This story on Sufjan Stevens first appeared in the Down to the Wire issue of TheWrap’s Oscar magazine.
When Sufjan Stevens starts talking about how he’s excited to come to Los Angeles for the Oscars but he needs to go buy a tuxedo, your first thought might well be, Really? This is the idiosyncratic singer-songwriter and cult favorite who has veered from a planned set of 50 albums devoted to every state in the U.S. (since abandoned) to a five-CD set of Christmas music (delightful) to electronica, low-fi folk and symphonic works (always intriguing).
So he hardly seems the type to a) wear a tuxedo or b) care much about a big, glitzy event like the Oscars.

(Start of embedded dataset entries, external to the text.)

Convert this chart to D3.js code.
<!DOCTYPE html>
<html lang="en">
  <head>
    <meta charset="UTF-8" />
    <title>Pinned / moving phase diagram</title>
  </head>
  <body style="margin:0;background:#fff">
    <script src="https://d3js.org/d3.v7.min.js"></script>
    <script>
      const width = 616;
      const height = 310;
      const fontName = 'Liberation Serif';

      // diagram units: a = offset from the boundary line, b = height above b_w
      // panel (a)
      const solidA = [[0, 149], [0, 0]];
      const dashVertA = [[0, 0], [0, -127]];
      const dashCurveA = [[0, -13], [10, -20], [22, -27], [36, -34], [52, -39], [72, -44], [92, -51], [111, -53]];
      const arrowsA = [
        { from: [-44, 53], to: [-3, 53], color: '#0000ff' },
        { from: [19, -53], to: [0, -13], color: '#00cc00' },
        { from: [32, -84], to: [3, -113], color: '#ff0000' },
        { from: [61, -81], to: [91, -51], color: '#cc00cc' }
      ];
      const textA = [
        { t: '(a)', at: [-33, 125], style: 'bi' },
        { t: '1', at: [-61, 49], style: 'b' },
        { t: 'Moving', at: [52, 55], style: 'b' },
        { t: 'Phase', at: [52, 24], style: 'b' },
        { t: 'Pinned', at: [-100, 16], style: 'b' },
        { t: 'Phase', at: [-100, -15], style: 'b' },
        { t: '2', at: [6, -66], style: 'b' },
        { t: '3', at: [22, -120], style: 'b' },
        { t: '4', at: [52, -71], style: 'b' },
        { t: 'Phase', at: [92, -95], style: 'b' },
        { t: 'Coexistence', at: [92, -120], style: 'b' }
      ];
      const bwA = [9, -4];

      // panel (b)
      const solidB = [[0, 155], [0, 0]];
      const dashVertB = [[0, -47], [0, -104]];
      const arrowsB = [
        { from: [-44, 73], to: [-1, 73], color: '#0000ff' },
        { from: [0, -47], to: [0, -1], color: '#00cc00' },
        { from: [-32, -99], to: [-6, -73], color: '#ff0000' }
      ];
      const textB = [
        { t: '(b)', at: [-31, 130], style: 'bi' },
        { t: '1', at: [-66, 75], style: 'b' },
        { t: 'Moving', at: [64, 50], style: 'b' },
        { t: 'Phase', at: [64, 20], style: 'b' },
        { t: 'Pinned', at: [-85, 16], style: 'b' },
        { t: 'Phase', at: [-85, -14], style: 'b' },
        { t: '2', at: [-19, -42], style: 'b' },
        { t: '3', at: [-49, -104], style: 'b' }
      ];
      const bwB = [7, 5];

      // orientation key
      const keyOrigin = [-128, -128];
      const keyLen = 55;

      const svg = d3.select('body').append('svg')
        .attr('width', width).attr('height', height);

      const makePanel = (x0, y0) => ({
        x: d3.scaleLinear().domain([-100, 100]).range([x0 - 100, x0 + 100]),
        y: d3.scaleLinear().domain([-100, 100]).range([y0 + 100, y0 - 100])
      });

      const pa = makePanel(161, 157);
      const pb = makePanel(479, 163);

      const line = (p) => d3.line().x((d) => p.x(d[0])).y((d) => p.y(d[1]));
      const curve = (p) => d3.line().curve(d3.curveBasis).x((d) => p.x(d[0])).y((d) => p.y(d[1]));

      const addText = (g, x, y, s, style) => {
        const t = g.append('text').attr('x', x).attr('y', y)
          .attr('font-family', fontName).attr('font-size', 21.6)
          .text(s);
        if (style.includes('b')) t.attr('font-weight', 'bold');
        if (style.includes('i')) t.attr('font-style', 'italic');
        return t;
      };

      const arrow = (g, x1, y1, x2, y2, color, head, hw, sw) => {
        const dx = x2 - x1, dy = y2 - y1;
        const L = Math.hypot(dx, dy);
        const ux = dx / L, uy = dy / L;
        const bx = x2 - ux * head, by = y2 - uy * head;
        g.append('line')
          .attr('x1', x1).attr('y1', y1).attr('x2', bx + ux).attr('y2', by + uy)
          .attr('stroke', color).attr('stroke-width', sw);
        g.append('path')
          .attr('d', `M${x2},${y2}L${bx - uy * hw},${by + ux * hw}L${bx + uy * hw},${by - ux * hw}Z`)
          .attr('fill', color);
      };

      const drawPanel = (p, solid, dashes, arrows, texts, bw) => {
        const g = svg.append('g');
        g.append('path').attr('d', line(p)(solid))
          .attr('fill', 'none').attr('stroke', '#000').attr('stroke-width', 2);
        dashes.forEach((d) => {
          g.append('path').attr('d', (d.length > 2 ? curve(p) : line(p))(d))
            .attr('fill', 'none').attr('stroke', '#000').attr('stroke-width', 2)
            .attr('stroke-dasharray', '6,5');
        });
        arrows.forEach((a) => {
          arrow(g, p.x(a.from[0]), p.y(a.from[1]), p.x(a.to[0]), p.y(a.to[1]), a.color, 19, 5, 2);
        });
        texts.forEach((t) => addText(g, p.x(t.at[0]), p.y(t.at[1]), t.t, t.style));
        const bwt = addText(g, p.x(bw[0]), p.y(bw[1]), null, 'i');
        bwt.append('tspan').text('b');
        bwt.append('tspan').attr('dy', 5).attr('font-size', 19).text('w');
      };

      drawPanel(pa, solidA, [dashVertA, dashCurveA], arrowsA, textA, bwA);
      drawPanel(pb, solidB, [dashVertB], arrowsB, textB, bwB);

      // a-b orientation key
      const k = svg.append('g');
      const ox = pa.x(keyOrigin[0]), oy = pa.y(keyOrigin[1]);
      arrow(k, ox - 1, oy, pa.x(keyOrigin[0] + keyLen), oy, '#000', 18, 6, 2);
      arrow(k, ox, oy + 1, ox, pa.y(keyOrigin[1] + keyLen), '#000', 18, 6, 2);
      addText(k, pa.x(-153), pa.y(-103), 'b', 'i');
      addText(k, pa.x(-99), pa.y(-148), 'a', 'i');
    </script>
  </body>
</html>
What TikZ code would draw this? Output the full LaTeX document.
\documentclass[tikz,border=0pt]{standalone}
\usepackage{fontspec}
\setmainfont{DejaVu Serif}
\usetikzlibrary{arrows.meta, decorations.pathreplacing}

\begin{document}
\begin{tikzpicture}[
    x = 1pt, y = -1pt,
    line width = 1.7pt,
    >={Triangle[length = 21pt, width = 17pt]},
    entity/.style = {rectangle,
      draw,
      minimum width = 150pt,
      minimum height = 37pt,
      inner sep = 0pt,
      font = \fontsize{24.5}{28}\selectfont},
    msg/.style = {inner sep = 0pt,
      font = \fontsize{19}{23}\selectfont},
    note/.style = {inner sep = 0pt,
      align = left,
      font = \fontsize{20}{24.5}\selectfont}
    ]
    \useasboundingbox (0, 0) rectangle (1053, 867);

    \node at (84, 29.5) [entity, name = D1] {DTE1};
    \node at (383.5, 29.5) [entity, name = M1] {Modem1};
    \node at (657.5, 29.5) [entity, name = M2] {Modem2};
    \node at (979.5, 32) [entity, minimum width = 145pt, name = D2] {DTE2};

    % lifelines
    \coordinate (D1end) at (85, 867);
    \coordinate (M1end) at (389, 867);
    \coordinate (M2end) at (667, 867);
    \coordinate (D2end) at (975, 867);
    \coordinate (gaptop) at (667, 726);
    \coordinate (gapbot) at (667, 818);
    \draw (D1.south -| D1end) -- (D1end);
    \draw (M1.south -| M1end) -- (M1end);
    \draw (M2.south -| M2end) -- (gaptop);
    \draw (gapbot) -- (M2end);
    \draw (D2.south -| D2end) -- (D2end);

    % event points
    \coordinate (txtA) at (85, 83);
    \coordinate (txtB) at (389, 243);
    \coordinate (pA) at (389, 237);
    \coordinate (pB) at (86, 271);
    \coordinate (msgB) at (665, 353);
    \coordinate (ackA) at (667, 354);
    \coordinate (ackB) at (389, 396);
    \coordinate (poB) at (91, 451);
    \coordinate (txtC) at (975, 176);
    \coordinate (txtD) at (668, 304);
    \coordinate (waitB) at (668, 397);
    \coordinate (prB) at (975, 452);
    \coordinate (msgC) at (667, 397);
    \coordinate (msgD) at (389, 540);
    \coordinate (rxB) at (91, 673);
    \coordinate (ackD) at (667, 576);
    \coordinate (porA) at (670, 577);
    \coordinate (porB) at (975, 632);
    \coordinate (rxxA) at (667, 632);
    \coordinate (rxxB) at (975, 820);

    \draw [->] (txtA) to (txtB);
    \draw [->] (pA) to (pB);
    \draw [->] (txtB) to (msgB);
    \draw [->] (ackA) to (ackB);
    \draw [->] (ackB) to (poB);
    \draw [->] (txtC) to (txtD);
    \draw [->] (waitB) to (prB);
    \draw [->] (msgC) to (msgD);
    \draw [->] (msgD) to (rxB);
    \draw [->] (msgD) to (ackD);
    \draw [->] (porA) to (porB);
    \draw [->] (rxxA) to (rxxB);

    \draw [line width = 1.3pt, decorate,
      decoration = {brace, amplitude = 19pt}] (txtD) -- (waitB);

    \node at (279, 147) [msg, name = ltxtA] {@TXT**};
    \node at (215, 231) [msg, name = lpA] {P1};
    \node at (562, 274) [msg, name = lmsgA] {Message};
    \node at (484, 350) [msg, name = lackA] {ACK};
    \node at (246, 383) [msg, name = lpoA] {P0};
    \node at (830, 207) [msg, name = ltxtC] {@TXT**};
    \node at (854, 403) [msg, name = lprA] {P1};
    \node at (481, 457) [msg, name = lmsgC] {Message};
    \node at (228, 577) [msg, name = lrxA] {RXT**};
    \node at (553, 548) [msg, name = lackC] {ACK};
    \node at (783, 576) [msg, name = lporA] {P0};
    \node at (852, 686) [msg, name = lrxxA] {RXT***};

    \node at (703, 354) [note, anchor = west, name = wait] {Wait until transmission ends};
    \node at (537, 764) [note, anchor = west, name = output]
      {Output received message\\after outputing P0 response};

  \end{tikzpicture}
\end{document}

But Stevens seems legitimately delighted with his Best Original Song nomination for “Mystery of Love” from “Call Me by Your Name,” and with good reason. The song is a spare, beautiful and thoroughly mysterious ballad that fits perfectly with director Luca Guadagnino’s rapturous romance, as does a second song that he wrote for the movie, “Visions of Gideon,” and a version of his “Futile Devices” that Guadagnino also uses in the film.
“I think the reason it worked so well is that we both had an equal sense of admiration and trust with each other,” said Stevens, who had declined opportunities to write music for films in the past. “We allowed each other to work independently and autonomously, and we trusted that it would work out.”
Stevens wrote his two songs after reading the script by James Ivory and the book by André Aciman, but he had no idea how Guadagnino would use the songs in the film. “I wanted them to feel aesthetically and emotionally like independent works that could live on their own if they had to,” he said. “I didn’t want to correlate to the narrative too much — I wanted to keep it vague and universal, and I felt that I needed to convey a sense of transcendence and beauty in conjunction with a sense of loss.”
“Mystery of Love” and “Visions of Gideon” both share a kinship with Stevens’ last album, “Carrie & Lowell,” a sparse but heartbreakingly beautiful meditation on the death of his mother. Those songs were rooted in personal experience, but the songwriter said that it didn’t change the process much to write songs that would work in a fictional movie setting.
“It’s always very personal for me,” he said. “I tend to develop an approach that allows me to make myself complicit in the story of the song. I need to feel like I’ve done due diligence, so to speak, which is a matter of being really open and nonjudgmental and curious.”
Stevens said he had told himself to expect the worst before he saw the film for the first time. “I had set myself up for incredible disappointment,” he said, “because with music in film, it’s so easy to get it wrong. But it was pretty amazing.
“It’s a credit to Luca and his mastery of filmmaking craft that he was able to take these intense emotional musical moments and put them in the foreground in a way that feels real and fits with the emotional scheme of the film.”